Task statement: Leave out the pictures and set down exactly the lines from the start of the listing through the one with "(C.south) -- (E.west);", both included.

* start Given information *

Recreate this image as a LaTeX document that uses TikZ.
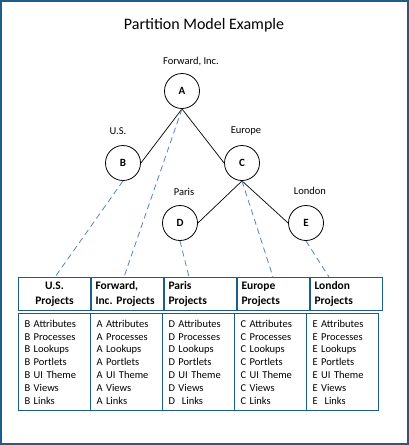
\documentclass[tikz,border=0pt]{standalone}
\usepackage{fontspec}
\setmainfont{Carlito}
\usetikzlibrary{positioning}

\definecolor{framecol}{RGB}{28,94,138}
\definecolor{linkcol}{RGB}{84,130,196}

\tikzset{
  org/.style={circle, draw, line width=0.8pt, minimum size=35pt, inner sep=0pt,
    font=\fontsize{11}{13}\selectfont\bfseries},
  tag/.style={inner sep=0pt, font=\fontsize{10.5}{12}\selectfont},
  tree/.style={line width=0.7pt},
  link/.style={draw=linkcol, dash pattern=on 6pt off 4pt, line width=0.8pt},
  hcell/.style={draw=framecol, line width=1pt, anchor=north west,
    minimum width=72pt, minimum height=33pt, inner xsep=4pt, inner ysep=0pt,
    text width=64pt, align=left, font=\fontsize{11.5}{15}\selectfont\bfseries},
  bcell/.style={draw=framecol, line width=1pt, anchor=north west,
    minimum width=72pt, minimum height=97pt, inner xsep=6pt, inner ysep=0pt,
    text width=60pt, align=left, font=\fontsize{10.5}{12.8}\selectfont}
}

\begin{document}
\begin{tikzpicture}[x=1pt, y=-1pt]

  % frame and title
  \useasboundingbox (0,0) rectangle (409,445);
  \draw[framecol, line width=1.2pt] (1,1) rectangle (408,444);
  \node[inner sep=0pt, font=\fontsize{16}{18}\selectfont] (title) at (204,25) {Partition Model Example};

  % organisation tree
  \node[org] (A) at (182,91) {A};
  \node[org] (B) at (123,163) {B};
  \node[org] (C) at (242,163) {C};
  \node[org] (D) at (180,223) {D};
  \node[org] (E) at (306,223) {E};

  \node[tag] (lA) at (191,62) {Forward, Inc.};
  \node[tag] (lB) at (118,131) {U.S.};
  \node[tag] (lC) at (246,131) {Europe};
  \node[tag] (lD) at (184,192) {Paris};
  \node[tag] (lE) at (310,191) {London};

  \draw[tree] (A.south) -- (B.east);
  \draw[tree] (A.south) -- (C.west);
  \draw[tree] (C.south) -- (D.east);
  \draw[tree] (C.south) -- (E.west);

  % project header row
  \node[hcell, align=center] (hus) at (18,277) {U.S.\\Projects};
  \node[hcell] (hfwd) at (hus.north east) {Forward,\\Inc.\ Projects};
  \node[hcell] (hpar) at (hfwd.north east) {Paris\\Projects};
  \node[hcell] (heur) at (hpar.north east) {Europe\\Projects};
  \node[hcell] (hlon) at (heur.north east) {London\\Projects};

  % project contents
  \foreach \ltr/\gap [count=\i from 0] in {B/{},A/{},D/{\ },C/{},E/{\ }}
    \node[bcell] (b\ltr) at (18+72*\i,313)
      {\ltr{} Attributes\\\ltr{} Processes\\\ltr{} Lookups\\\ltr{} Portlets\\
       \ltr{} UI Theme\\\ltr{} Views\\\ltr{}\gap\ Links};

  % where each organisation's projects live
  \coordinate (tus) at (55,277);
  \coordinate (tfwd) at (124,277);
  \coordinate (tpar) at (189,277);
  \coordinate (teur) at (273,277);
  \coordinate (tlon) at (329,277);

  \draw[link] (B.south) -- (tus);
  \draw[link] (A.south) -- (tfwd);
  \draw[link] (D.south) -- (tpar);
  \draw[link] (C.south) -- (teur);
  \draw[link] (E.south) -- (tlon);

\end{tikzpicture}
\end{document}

* end Given information *

Result for this exercise:
Recreate this image as a LaTeX document that uses TikZ.
\documentclass[tikz,border=0pt]{standalone}
\usepackage{fontspec}
\setmainfont{Carlito}
\usetikzlibrary{positioning}

\definecolor{framecol}{RGB}{28,94,138}
\definecolor{linkcol}{RGB}{84,130,196}

\tikzset{
  org/.style={circle, draw, line width=0.8pt, minimum size=35pt, inner sep=0pt,
    font=\fontsize{11}{13}\selectfont\bfseries},
  tag/.style={inner sep=0pt, font=\fontsize{10.5}{12}\selectfont},
  tree/.style={line width=0.7pt},
  link/.style={draw=linkcol, dash pattern=on 6pt off 4pt, line width=0.8pt},
  hcell/.style={draw=framecol, line width=1pt, anchor=north west,
    minimum width=72pt, minimum height=33pt, inner xsep=4pt, inner ysep=0pt,
    text width=64pt, align=left, font=\fontsize{11.5}{15}\selectfont\bfseries},
  bcell/.style={draw=framecol, line width=1pt, anchor=north west,
    minimum width=72pt, minimum height=97pt, inner xsep=6pt, inner ysep=0pt,
    text width=60pt, align=left, font=\fontsize{10.5}{12.8}\selectfont}
}

\begin{document}
\begin{tikzpicture}[x=1pt, y=-1pt]

  % frame and title
  \useasboundingbox (0,0) rectangle (409,445);
  \draw[framecol, line width=1.2pt] (1,1) rectangle (408,444);
  \node[inner sep=0pt, font=\fontsize{16}{18}\selectfont] (title) at (204,25) {Partition Model Example};

  % organisation tree
  \node[org] (A) at (182,91) {A};
  \node[org] (B) at (123,163) {B};
  \node[org] (C) at (242,163) {C};
  \node[org] (D) at (180,223) {D};
  \node[org] (E) at (306,223) {E};

  \node[tag] (lA) at (191,62) {Forward, Inc.};
  \node[tag] (lB) at (118,131) {U.S.};
  \node[tag] (lC) at (246,131) {Europe};
  \node[tag] (lD) at (184,192) {Paris};
  \node[tag] (lE) at (310,191) {London};

  \draw[tree] (A.south) -- (B.east);
  \draw[tree] (A.south) -- (C.west);
  \draw[tree] (C.south) -- (D.east);
  \draw[tree] (C.south) -- (E.west);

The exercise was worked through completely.